THE TASK -
Faithfully return all lines, omitting every embedded picture.
Begin DATA EXTRACT
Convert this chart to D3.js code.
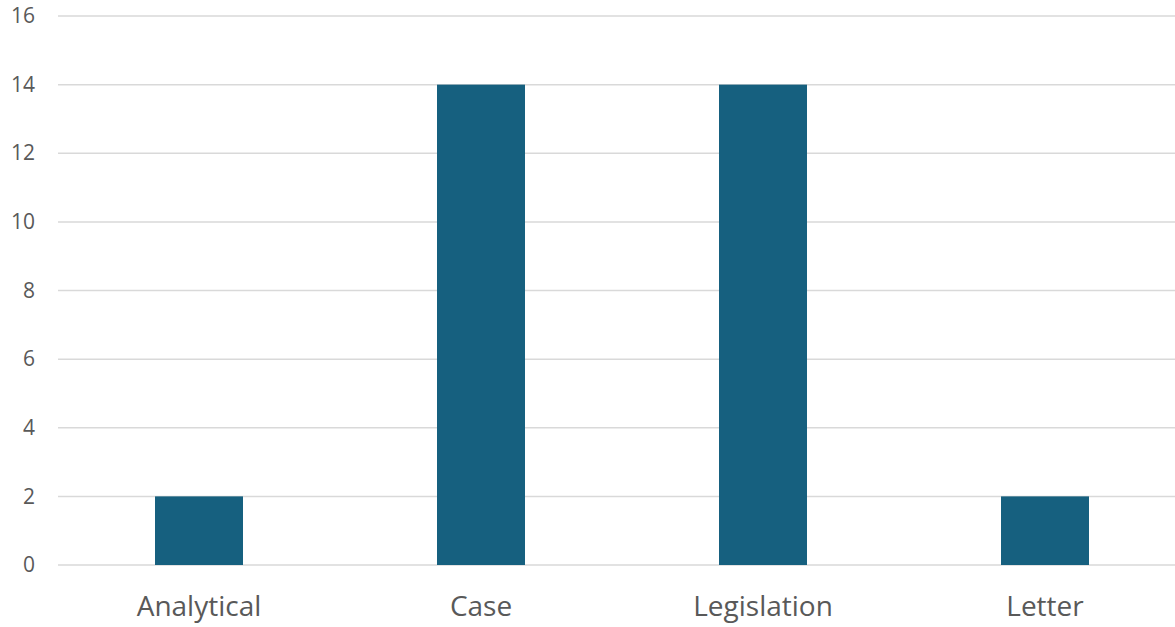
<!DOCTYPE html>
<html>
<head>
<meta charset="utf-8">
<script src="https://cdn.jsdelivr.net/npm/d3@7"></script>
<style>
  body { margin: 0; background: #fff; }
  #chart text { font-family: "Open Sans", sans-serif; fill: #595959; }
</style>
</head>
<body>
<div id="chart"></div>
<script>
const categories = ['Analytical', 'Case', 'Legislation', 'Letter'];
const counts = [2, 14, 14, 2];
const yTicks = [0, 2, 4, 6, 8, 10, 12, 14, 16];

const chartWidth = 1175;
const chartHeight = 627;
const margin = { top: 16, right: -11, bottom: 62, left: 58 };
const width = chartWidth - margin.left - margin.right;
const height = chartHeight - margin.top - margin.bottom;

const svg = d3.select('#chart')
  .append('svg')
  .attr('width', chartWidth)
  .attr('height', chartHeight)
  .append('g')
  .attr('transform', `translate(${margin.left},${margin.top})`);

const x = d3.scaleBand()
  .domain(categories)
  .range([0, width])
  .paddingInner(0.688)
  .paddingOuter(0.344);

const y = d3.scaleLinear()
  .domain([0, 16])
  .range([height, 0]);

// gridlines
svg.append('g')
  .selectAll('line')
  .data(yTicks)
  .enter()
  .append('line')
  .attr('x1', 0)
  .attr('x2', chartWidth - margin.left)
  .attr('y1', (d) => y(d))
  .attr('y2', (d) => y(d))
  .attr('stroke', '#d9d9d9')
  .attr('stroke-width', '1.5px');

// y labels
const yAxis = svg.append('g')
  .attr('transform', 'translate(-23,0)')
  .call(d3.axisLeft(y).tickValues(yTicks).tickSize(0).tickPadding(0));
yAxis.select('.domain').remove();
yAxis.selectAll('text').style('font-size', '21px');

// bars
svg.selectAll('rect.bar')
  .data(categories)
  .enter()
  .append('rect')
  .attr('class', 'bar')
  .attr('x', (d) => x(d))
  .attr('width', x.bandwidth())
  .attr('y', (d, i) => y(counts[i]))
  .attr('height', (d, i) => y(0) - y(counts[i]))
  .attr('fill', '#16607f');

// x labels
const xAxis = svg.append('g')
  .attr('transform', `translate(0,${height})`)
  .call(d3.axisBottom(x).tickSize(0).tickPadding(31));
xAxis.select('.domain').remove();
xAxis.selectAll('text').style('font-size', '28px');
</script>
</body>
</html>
End DATA EXTRACT
EXERCISE RESPONSE -
Convert this chart to D3.js code.
<!DOCTYPE html>
<html>
<head>
<meta charset="utf-8">
<script src="https://cdn.jsdelivr.net/npm/d3@7"></script>
<style>
  body { margin: 0; background: #fff; }
  #chart text { font-family: "Open Sans", sans-serif; fill: #595959; }
</style>
</head>
<body>
<div id="chart"></div>
<script>
const categories = ['Analytical', 'Case', 'Legislation', 'Letter'];
const counts = [2, 14, 14, 2];
const yTicks = [0, 2, 4, 6, 8, 10, 12, 14, 16];

const chartWidth = 1175;
const chartHeight = 627;
const margin = { top: 16, right: -11, bottom: 62, left: 58 };
const width = chartWidth - margin.left - margin.right;
const height = chartHeight - margin.top - margin.bottom;

const svg = d3.select('#chart')
  .append('svg')
  .attr('width', chartWidth)
  .attr('height', chartHeight)
  .append('g')
  .attr('transform', `translate(${margin.left},${margin.top})`);

const x = d3.scaleBand()
  .domain(categories)
  .range([0, width])
  .paddingInner(0.688)
  .paddingOuter(0.344);

const y = d3.scaleLinear()
  .domain([0, 16])
  .range([height, 0]);

// gridlines
svg.append('g')
  .selectAll('line')
  .data(yTicks)
  .enter()
  .append('line')
  .attr('x1', 0)
  .attr('x2', chartWidth - margin.left)
  .attr('y1', (d) => y(d))
  .attr('y2', (d) => y(d))
  .attr('stroke', '#d9d9d9')
  .attr('stroke-width', '1.5px');

// y labels
const yAxis = svg.append('g')
  .attr('transform', 'translate(-23,0)')
  .call(d3.axisLeft(y).tickValues(yTicks).tickSize(0).tickPadding(0));
yAxis.select('.domain').remove();
yAxis.selectAll('text').style('font-size', '21px');

// bars
svg.selectAll('rect.bar')
  .data(categories)
  .enter()
  .append('rect')
  .attr('class', 'bar')
  .attr('x', (d) => x(d))
  .attr('width', x.bandwidth())
  .attr('y', (d, i) => y(counts[i]))
  .attr('height', (d, i) => y(0) - y(counts[i]))
  .attr('fill', '#16607f');

// x labels
const xAxis = svg.append('g')
  .attr('transform', `translate(0,${height})`)
  .call(d3.axisBottom(x).tickSize(0).tickPadding(31));
xAxis.select('.domain').remove();
xAxis.selectAll('text').style('font-size', '28px');
</script>
</body>
</html>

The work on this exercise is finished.